> [Work instructions]: Extract all lines containing "that".

> [Data lines]:
** BEGIN **

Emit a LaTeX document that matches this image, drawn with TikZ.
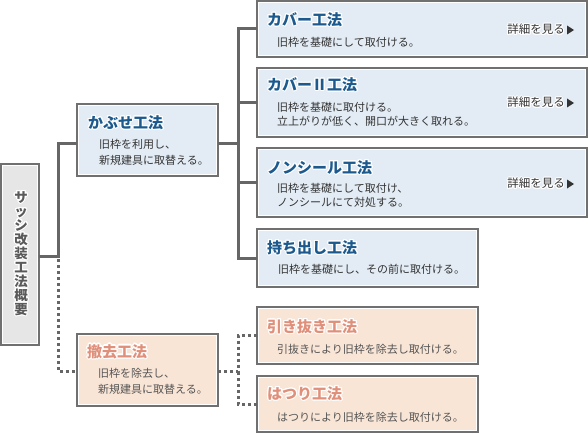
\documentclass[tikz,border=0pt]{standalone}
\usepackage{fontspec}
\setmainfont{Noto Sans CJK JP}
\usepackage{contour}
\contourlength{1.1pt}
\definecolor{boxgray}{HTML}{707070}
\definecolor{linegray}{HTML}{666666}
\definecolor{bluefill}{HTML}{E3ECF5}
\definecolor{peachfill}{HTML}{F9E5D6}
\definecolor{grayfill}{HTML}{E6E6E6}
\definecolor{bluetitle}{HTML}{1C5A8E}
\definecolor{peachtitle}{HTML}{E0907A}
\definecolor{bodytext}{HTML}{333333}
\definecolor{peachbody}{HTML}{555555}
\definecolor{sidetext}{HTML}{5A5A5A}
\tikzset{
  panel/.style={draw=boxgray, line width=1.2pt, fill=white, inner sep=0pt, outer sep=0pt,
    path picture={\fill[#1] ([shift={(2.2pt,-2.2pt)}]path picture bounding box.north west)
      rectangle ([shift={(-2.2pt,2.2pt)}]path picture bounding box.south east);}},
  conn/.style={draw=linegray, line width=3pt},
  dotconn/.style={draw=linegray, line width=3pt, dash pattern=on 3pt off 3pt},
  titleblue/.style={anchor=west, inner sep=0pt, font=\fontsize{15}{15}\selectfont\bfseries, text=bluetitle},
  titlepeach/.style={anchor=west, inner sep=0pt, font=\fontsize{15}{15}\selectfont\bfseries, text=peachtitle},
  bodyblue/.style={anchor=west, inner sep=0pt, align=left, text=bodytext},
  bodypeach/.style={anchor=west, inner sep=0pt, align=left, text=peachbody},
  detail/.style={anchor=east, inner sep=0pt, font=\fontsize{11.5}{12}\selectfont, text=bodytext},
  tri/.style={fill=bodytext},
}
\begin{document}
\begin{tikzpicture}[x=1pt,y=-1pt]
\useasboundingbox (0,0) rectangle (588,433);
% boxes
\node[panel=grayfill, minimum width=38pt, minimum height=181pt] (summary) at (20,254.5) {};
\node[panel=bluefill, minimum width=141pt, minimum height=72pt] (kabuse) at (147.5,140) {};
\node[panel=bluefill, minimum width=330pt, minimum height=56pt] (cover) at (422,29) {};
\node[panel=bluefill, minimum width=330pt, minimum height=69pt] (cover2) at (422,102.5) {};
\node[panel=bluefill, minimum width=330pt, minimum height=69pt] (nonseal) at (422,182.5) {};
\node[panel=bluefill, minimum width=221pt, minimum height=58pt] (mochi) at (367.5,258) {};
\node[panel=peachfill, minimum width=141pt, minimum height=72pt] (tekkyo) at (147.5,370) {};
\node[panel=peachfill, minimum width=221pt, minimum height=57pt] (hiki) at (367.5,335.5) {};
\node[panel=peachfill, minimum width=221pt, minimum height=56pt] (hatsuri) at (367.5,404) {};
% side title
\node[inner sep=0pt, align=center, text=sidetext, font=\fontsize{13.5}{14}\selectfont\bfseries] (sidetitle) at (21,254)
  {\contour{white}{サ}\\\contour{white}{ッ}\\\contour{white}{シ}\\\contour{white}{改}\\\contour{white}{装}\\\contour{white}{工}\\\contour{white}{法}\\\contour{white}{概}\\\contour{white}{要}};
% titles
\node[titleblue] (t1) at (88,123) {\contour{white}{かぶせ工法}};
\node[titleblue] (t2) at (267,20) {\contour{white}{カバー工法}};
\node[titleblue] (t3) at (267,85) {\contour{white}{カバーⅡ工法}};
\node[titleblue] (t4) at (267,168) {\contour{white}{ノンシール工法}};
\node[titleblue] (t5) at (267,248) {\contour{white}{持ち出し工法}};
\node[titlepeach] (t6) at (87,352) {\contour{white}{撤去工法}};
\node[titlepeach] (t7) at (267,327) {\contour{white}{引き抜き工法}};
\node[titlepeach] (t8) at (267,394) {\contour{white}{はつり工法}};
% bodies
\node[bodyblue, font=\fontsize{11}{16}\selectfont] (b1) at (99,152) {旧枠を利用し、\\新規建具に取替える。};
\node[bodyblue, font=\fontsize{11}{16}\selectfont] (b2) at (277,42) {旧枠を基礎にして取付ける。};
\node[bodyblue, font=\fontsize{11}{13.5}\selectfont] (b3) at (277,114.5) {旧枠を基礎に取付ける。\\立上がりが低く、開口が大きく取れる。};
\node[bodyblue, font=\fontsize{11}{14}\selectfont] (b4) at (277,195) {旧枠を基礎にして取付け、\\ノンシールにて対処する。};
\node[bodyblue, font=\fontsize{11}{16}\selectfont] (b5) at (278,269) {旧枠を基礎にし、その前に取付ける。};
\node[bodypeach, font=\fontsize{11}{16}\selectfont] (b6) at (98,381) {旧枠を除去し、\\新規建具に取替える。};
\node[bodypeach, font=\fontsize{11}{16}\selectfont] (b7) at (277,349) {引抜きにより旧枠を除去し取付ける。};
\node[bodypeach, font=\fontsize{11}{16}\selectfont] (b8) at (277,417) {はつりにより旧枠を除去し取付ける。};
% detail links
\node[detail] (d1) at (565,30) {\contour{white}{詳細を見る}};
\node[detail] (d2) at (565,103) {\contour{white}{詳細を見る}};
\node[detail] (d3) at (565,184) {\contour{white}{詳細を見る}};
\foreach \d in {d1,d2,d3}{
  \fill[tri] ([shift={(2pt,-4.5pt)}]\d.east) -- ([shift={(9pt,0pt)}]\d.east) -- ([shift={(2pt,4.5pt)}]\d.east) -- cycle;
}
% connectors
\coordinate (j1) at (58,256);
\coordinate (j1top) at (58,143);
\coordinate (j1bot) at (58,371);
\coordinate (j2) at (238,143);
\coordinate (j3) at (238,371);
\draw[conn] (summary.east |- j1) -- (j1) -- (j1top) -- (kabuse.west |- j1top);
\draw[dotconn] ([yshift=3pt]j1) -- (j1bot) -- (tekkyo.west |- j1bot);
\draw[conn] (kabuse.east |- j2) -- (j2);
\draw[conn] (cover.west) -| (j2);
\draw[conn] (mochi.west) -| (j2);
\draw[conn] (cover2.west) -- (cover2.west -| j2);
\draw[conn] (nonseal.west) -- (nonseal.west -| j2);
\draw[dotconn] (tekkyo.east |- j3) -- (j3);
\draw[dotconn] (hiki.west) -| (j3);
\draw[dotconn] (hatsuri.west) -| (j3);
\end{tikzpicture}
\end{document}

** END **
** BEGIN **

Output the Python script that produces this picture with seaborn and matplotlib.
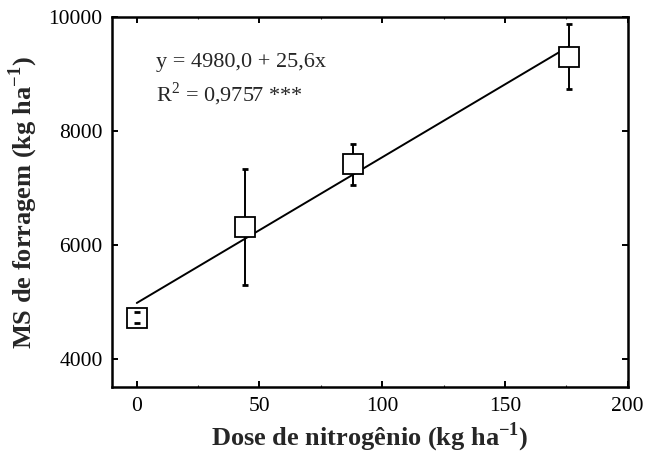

** END **

> [Output of the exercise]:
Emit a LaTeX document that matches this image, drawn with TikZ.
Output the Python script that produces this picture with seaborn and matplotlib.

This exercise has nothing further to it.